Dabei war Brunnschneiders eigene Fußballkarriere nur kurz, er hat sich nach der E-Jugend in Langenbach auf einen anderen Sport fokussiert: Luftgewehrschießen. "Für mich war dieser ganze große Fußballzirkus immer spannend. Ich fand es beeindruckend, wie viel Aufmerksamkeit dahintersteht." Beim Schießen habe er einen viel größeren Trainingsaufwand gehabt, ohne die Perspektive, jemals sein Leben damit finanzieren zu können. "Ich glaube, im Fußball kann fast jeder mit durchschnittlich viel Potenzial durch eine gute Förderung auf hohem Niveau spielen.
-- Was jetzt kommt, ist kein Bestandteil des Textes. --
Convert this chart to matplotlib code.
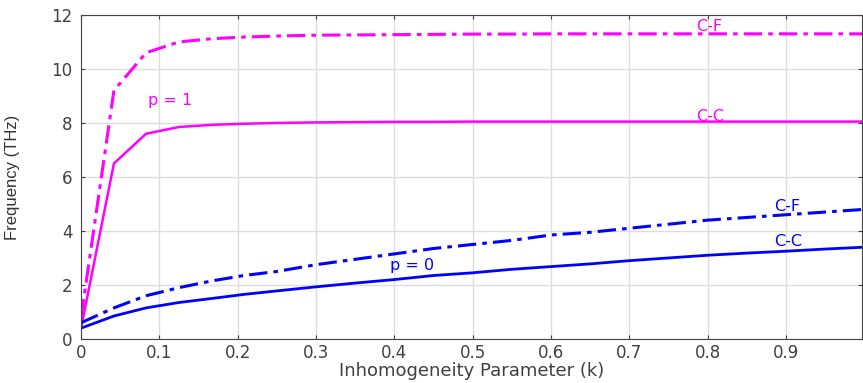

Einfach, wenn du zur richtigen Zeit die richtigen Trainer hast und konsequent dahinter bist."

Trotzdem ist Brunnschneider großer Fußballfan. "Was gibt es da Größeres, als für deinen Verein zu arbeiten. Ich war mit fünf Jahren das erste Mal bei Bayern im Stadion, das ist mir bis heute im Gedächtnis geblieben", sagt Brunnschneider lächelnd. Jetzt spricht er regelmäßig mit den Leuten, die damals so weit weg waren. "Wenn ich mit aktiven oder ehemaligen Profis zusammensitze und über fachliche Themen spreche, denke ich mir heute noch: Das höchste, was du gespielt hast, ist A-Klasse. Und jetzt diskutierst du mit jemandem, der im WM-Finale gespielt hat - wie konnte das eigentlich passieren?" Brunnschneider schaut, fernab von der Arbeit, öfter in Hallbergmoos zu. Dann aber mit einem weniger strengen Auge, bemerkt er lachend. Und manchmal spielt er dort auch selbst.